1 » La réunion du Valais avait été prévue dès l'acte de médiation, et considérée comme nécessaire pour concilier les inté rêts de la Suisse avec les intérêts de la France et de l'Italie.

(1) Convoquée par décret daté de Saint-Lô, le 31 mai.

» Les Anglais mettent en jeu toutes les passions. Tantôt ils supposent à la France tous les projets qui peuvent alarmer les autres puissances, projets qu'elle aurait pu mettre à exécution s'ils étaient entrés dans sa politique; tantôt ils font un appel à l'amour-propre des nations pour exciter leur jalousie: ils saisissent toutes les circonstances que font naître les événemens inattendus des temps où nous nous trouvons c'est la : guerre sur toutes les parties du continent qui peut seule assurer leur prospérité. Je ne veux rien qui ne soit dans les traités que j'ai conclus. Je ne sacrifierai jamais le sang de mes peuples pour des intérêts qui ne sont pas immédiatement ceux de mon Empire. Je me flatte que la paix du continent ne sera pas troublée. » Le roi d'Espagne est venu assister à cette dernière solennité. Je lui ai accordé tout ce qui est nécessaire et propre à réunir les intérêts et l'esprit des différens peuples de ses provinces. Depuis 1809 la plupart des places fortes d'Espagne ont été prises après des siéges mémorables: les insurgés ont été battus dans un grand nombre de batailles rangées. L'Angleterre a compris que cette guerre tournait à sa fin, et que les intrigues et l'or n'étaient plus suffisans désormais pour la nourrir ; elle s'est trouvée contrainte à en changer la nature, et, d'auxiliaire, elle est devenue partie principale. Tout ce qu'elle a de troupes de ligne a été envoyé dans la péninsule: l'Angleterre, l'Ecosse, l'Irlande sont dégarnies. Le sang anglais a enfin coulé à grands flots dans plusieurs actions glorieuses pour les armes françaises. Cette lutte contre Carthage, qui paraissait devoir se décider sur le champ de bataille de l'Océan ou au-delà des mers, le sera donc désormais dans les plaines des Espagnes! Lorsque l'Angleterre sera épuisée, qu'elle aura enfin ressenti les maux qu'avec tant de cruauté elle verse depuis vingt ans sur le continent, que la moitié de ses familles seront couvertes du voile funèbre, un coup de tonnerre mettra fin aux affaires de la péninsule, aux destins de ses armées, et vengera l'Europe et l'Asie en terminant cette seconde guerre punique.

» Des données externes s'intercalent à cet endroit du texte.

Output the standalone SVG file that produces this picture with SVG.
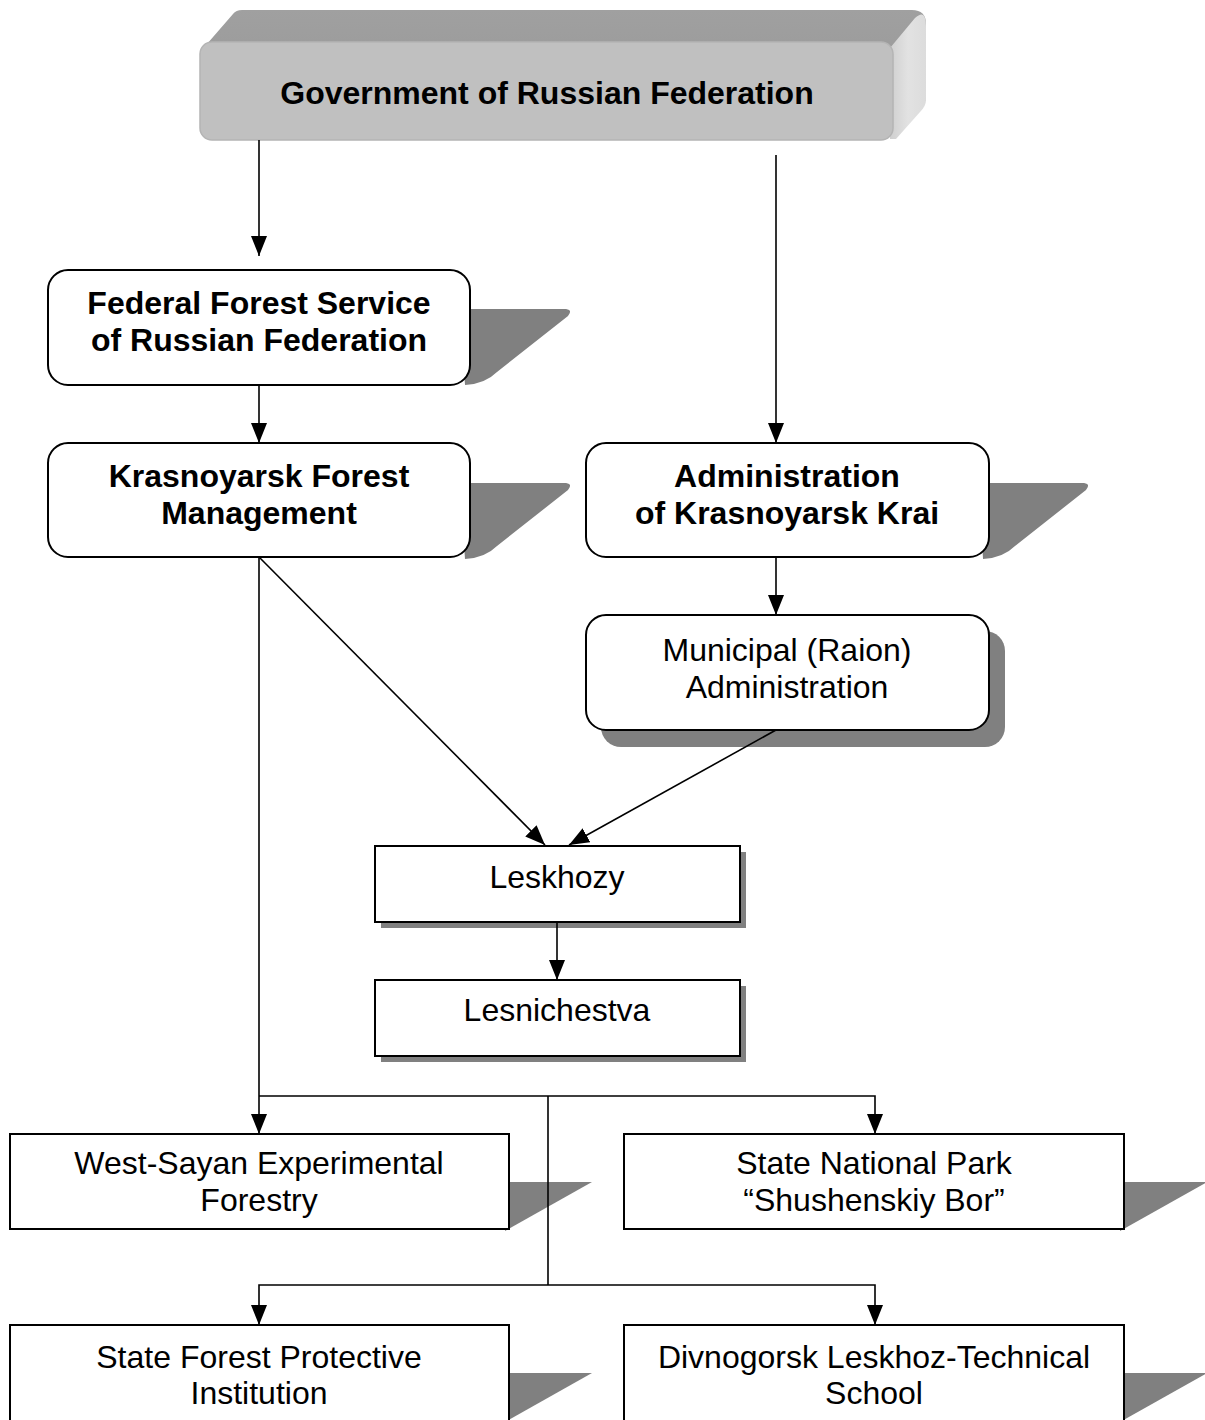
<svg xmlns="http://www.w3.org/2000/svg" width="1205" height="1420" viewBox="0 0 1205 1420">
<style>
.t{font-family:"Liberation Sans",Arial,sans-serif;font-size:32px;fill:#000;text-anchor:middle}
.b{font-weight:bold}
.box{fill:#fff;stroke:#000;stroke-width:2}
.sh{fill:#808080}
.ln{fill:none;stroke:#000;stroke-width:1.6}
</style>
<defs>
<marker id="ah" markerUnits="userSpaceOnUse" markerWidth="20" markerHeight="16" refX="20" refY="8" orient="auto" viewBox="0 0 20 16">
<path d="M0,0 L20,8 L0,16 Z" fill="#000"/>
</marker>
<linearGradient id="side" x1="0" y1="0" x2="1" y2="0">
<stop offset="0" stop-color="#cfcfcf"/>
<stop offset="0.5" stop-color="#e2e2e2"/>
<stop offset="1" stop-color="#dcdcdc"/>
</linearGradient>
<linearGradient id="top" x1="0" y1="0" x2="0" y2="1">
<stop offset="0" stop-color="#a0a0a0"/>
<stop offset="1" stop-color="#949494"/>
</linearGradient>
</defs>

<g id="gov">
<path d="M200,52 L233,14 Q236,10 242,10 L912,10 Q926,10 926,24 L926,100 L893,138 L893,52 Z" fill="url(#top)"/>
<path d="M890,48 L915,18 Q926,8 926,26 L926,100 Q926,106 920,112 L896,139 L890,139 Z" fill="url(#side)"/>
<rect x="200" y="42" width="693" height="98" rx="12" fill="#c0c0c0" stroke="#b4b4b4" stroke-width="1.5"/>
<text class="t b" x="547" y="104">Government of Russian Federation</text>
</g>

<g id="ffs">
<path class="sh" d="M460,309 L566,309 Q573,310 568,316 L497,372 Q485,384 465,385 Z"/>
<rect class="box" x="48" y="270" width="422" height="115" rx="20"/>
<text class="t b" x="259" y="314">Federal Forest Service</text>
<text class="t b" x="259" y="351">of Russian Federation</text>
</g>

<g id="kfm">
<path class="sh" d="M460,483 L566,483 Q573,484 568,490 L497,546 Q485,558 465,559 Z"/>
<rect class="box" x="48" y="443" width="422" height="114" rx="20"/>
<text class="t b" x="259" y="487">Krasnoyarsk Forest</text>
<text class="t b" x="259" y="524">Management</text>
</g>

<g id="akk">
<path class="sh" d="M979,483 L1084,483 Q1091,484 1086,490 L1015,546 Q1003,558 983,559 Z"/>
<rect class="box" x="586" y="443" width="403" height="114" rx="20"/>
<text class="t b" x="787" y="487">Administration</text>
<text class="t b" x="787" y="524">of Krasnoyarsk Krai</text>
</g>

<g id="mra">
<rect class="sh" x="601" y="631" width="404" height="116" rx="20"/>
<rect class="box" x="586" y="615" width="403" height="115" rx="20"/>
<text class="t" x="787" y="661">Municipal (Raion)</text>
<text class="t" x="787" y="698">Administration</text>
</g>

<g id="leskhozy">
<rect class="sh" x="381" y="852" width="365" height="76"/>
<rect class="box" x="375" y="846" width="365" height="76"/>
<text class="t" x="557" y="888">Leskhozy</text>
</g>

<g id="lesnichestva">
<rect class="sh" x="381" y="986" width="365" height="76"/>
<rect class="box" x="375" y="980" width="365" height="76"/>
<text class="t" x="557" y="1021">Lesnichestva</text>
</g>

<g id="wsef">
<polygon class="sh" points="505,1182 592,1182 505,1231"/>
<rect class="box" x="10" y="1134" width="499" height="95"/>
<text class="t" x="259" y="1174">West-Sayan Experimental</text>
<text class="t" x="259" y="1211">Forestry</text>
</g>

<g id="snp">
<polygon class="sh" points="1120,1182 1207,1182 1120,1231"/>
<rect class="box" x="624" y="1134" width="500" height="95"/>
<text class="t" x="874" y="1174">State National Park</text>
<text class="t" x="874" y="1211">“Shushenskiy Bor”</text>
</g>

<g id="sfpi">
<polygon class="sh" points="505,1373 592,1373 505,1422"/>
<rect class="box" x="10" y="1325" width="499" height="100"/>
<text class="t" x="259" y="1368">State Forest Protective</text>
<text class="t" x="259" y="1404">Institution</text>
</g>

<g id="dlts">
<polygon class="sh" points="1120,1373 1207,1373 1120,1422"/>
<rect class="box" x="624" y="1325" width="500" height="100"/>
<text class="t" x="874" y="1368">Divnogorsk Leskhoz-Technical</text>
<text class="t" x="874" y="1404">School</text>
</g>

<g id="connectors">
<line class="ln" x1="259" y1="140" x2="259" y2="256" marker-end="url(#ah)"/>
<line class="ln" x1="776" y1="155" x2="776" y2="443" marker-end="url(#ah)"/>
<line class="ln" x1="259" y1="385" x2="259" y2="443" marker-end="url(#ah)"/>
<line class="ln" x1="776" y1="557" x2="776" y2="615" marker-end="url(#ah)"/>
<line class="ln" x1="259" y1="557" x2="545" y2="845" marker-end="url(#ah)"/>
<line class="ln" x1="776" y1="730" x2="569" y2="845" marker-end="url(#ah)"/>
<line class="ln" x1="557" y1="922" x2="557" y2="980" marker-end="url(#ah)"/>
<line class="ln" x1="259" y1="557" x2="259" y2="1134" marker-end="url(#ah)"/>
<polyline class="ln" points="259,1096 875,1096 875,1134" marker-end="url(#ah)"/>
<line class="ln" x1="548" y1="1096" x2="548" y2="1285"/>
<polyline class="ln" points="548,1285 259,1285 259,1325" marker-end="url(#ah)"/>
<polyline class="ln" points="548,1285 875,1285 875,1325" marker-end="url(#ah)"/>
</g>
</svg>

» Messieurs les députés des départemens au Corps législatif, j'ordonne à mon ministre de mettre sous vos yeux les comptes de 1809 et de 1810. C'est l'objet pour lequel je vous ai réunis. Vous y verrez la situation prospère de mes finances. Quoique j'aie mis, il y a trois mois, cent millions d'extraordinaire à la disposition de mes ministres de la guerre pour subvenir aux dépenses des nouveaux armemens qui alors paraissaient nécessaires, je me trouve dans l'heureuse situation de n'avoir à imposer aucune nouvelle surcharge à mes peuples. Je ne hausserai aucun tarif; je n'ai besoin d'aucun accroissement dans les impositions.